Another issue is cartesian products, where two fields have multiple independent matches. For example:

>>> data = {'x':[1, 2, 3],
            'y':[4, 5, 6]}
>>> template = {'x':[S('x')], 'y':[S('y')]}
>>> list(match(template, data))
    [{S('x'): 1, S('y'): 4}, {S('x'): 1, S('y'): 5}, {S('x'): 1, S('y'): 6}, {S('x'): 2, S('y'): 4},...,  {S('x'): 3, S('y'): 6}]

As the number of variables with multiple independent matches grows, the list of possible matches grows exponentially. The match structure represents these efficiently; be careful about serializing it. When a match object is passed directly to format(), the full list of matches is not generated (assuming the target format also represents the variables independently).

[TODO: add a section here on SymbolicAddress and other features.]

Update 2017/11

Regular now supports joins, e.g. this example from the tests:

>>> data = {'names': [{'ssn': 123456789, 'name': 'mario'}, {'ssn': 987654321, 'name': 'luigi'}],
            'hats': [{'ssn': 123456789, 'hat_color': 'red'}, {'ssn': 987654321, 'hat_color': 'green'}]}
>>> match_template = {'names': [{'ssn': S('ssn'), 'name':S('name')}],
                      'hats': [{'ssn': S('ssn'), 'hat_color': S('color')}]}
>>> format_template = [{'name': S('name'), 'ssn': S('ssn'), 'color': S('color')}]
>>> format(format_template, match(match_template, data)
    [{'name': 'mario', 'ssn': 123456789, 'color': 'red'},
     {'name': 'luigi', 'ssn': 987654321, 'color': 'green'}]

The upshot of this is that Regular's expressive power is now on par with SQL. We are firmly out of the territory of regular languages... maybe it's time to drop the old moniker in favor of "Free"?
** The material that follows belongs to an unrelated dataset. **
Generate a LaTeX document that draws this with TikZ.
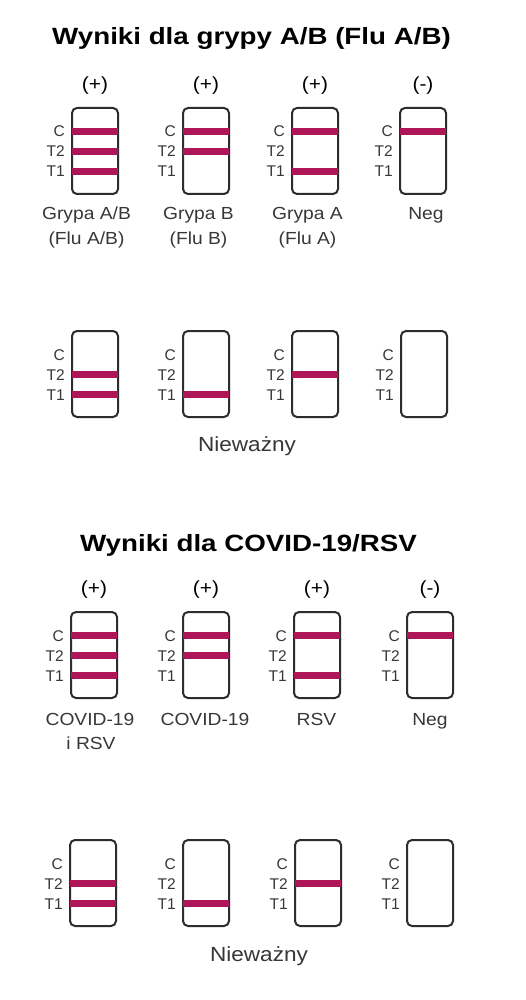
\documentclass[tikz,border=0pt]{standalone}
\usepackage{fontspec}
\setmainfont{Liberation Sans}
\newfontfamily\labfont[FakeStretch=1.1]{Liberation Sans}
\newfontfamily\ttlfont[FakeStretch=1.18]{Liberation Sans}
\definecolor{bandred}{RGB}{174,22,88}
\definecolor{boxgray}{RGB}{45,45,45}
\definecolor{txtgray}{RGB}{55,55,55}
\tikzset{
 stripbox/.style={draw=boxgray, line width=2pt, rounded corners=5pt, minimum width=46pt, minimum height=86pt, inner sep=0pt, anchor=north},
 band/.style={draw=bandred, line width=7pt},
 tlab/.style={font=\fontsize{15.5}{16}\selectfont, text=txtgray, anchor=base east, inner sep=0pt},
 sign/.style={font=\labfont\fontsize{19}{20}\selectfont, anchor=base, inner sep=0pt, text=black},
 res/.style={font=\labfont\fontsize{17.5}{20}\selectfont, anchor=base, inner sep=0pt, text=txtgray},
 ttl/.style={font=\ttlfont\bfseries\fontsize{23.5}{26}\selectfont, anchor=base, inner sep=0pt, text=black},
 inval/.style={font=\labfont\fontsize{20.5}{22}\selectfont, anchor=base, inner sep=0pt, text=txtgray}
}
% name, x, outer top, C, T2, T1
\newcommand\tstrip[6]{%
 \node[stripbox] (#1) at (#2,#3+1) {};
 \node[tlab] (#1c) at ([xshift=-6pt,yshift=-30pt]#1.north west) {C};
 \node[tlab] (#1t) at ([xshift=-6pt,yshift=-50pt]#1.north west) {T2};
 \node[tlab] (#1u) at ([xshift=-6pt,yshift=-70pt]#1.north west) {T1};
 \ifnum#4=1 \draw[band] ([xshift=1pt,yshift=-24.5pt]#1.north west) -- ([xshift=-1pt,yshift=-24.5pt]#1.north east);\fi
 \ifnum#5=1 \draw[band] ([xshift=1pt,yshift=-44.5pt]#1.north west) -- ([xshift=-1pt,yshift=-44.5pt]#1.north east);\fi
 \ifnum#6=1 \draw[band] ([xshift=1pt,yshift=-64.5pt]#1.north west) -- ([xshift=-1pt,yshift=-64.5pt]#1.north east);\fi
}
\begin{document}
\begin{tikzpicture}[x=1pt,y=-1pt]
\useasboundingbox[fill=white] (0,0) rectangle (525,1000);
% ---- Flu A/B
\node[ttl] (title1) at (251.5,45) {Wyniki dla grypy A/B (Flu A/B)};
\node[sign] (p11) at (95,91) {(+)};
\node[sign] (p12) at (206,91) {(+)};
\node[sign] (p13) at (315,91) {(+)};
\node[sign] (p14) at (423,91) {(-)};
\tstrip{a1}{95}{106}{1}{1}{1}
\tstrip{a2}{206}{106}{1}{1}{0}
\tstrip{a3}{315}{106}{1}{0}{1}
\tstrip{a4}{423}{106}{1}{0}{0}
\node[res] (ra1) at (86.5,219.5) {Grypa A/B};
\node[res] (rb1) at (86.5,244.5) {(Flu A/B)};
\node[res] (ra2) at (198.5,219.5) {Grypa B};
\node[res] (rb2) at (198.5,244.5) {(Flu B)};
\node[res] (ra3) at (307.5,219.5) {Grypa A};
\node[res] (rb3) at (307.5,244.5) {(Flu A)};
\node[res] (ra4) at (426,219.5) {Neg};
\tstrip{b1}{95}{329}{0}{1}{1}
\tstrip{b2}{206}{329}{0}{0}{1}
\tstrip{b3}{315}{329}{0}{1}{0}
\tstrip{b4}{424}{329}{0}{0}{0}
\node[inval] (inv1) at (247,451.5) {Nieważny};
% ---- COVID-19/RSV
\node[ttl] (title2) at (248.5,551) {Wyniki dla COVID-19/RSV};
\node[sign] (p31) at (94,594) {(+)};
\node[sign] (p32) at (206,594) {(+)};
\node[sign] (p33) at (317,594) {(+)};
\node[sign] (p34) at (430,594) {(-)};
\tstrip{c1}{94}{610}{1}{1}{1}
\tstrip{c2}{206}{610}{1}{1}{0}
\tstrip{c3}{317}{610}{1}{0}{1}
\tstrip{c4}{430}{610}{1}{0}{0}
\node[res] (rc1) at (90,725.5) {COVID-19};
\node[res] (rd1) at (91,749) {i RSV};
\node[res] (rc2) at (205,725.5) {COVID-19};
\node[res] (rc3) at (316.5,725.5) {RSV};
\node[res] (rc4) at (430,725.5) {Neg};
\tstrip{d1}{93}{838}{0}{1}{1}
\tstrip{d2}{206}{838}{0}{0}{1}
\tstrip{d3}{318}{838}{0}{1}{0}
\tstrip{d4}{430}{838}{0}{0}{0}
\node[inval] (inv2) at (259,961.5) {Nieważny};
\end{tikzpicture}
\end{document}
WARNING: joins will be ignored unless format() explicitly uses the join variable. The example above would return a full cartesian product if the format_template did not use ssn. This is because format() is lazy: if it doesn't need a symbol, that symbol will be completely ignored.

Why?

Regular is ultimately useful because it allows us to replace functions with data structures. When a function is represented by a data structure, we can automatically do things like:

  • Compute the inverse function (i.e. reverse a map)
  • Compute composite functions (i.e. construct an A <-> B map from A <-> C and B <-> C)
  • Visualize and programmatically query data flow (i.e. see where a field comes from without reading through code)
  • Serialize and pass around functions (i.e. let frontend know where LTV breakpoints are) All the theory-talk is because turing complete data structures are a pain in the ass. In order to get data structures which are reasonable to deal with, we need to use a weaker language. In general, weaker languages allow simpler data structures - expanding to the power of CFGs would make the structures much more complicated.

FAQ

Q: Should Regular handle all of our schema-mapping needs?

A: Do regular expressions handle all of your parsing needs?

Q: So when should I use Regular?

A: It should handle the lion’s share of mapping between any two schemas. It won’t handle everything - there will be weird cases.

Q: What won’t it handle?

A: You’ll need to know the schema in advance, and the schema should be tree-shaped - this is a regular language library, after all. No recursive schemas, and DAG schemas will be split into trees.

Q: How can I pick out a list element by index?

A: If and when it becomes necessary, I will add a magic keyword for that: "_index".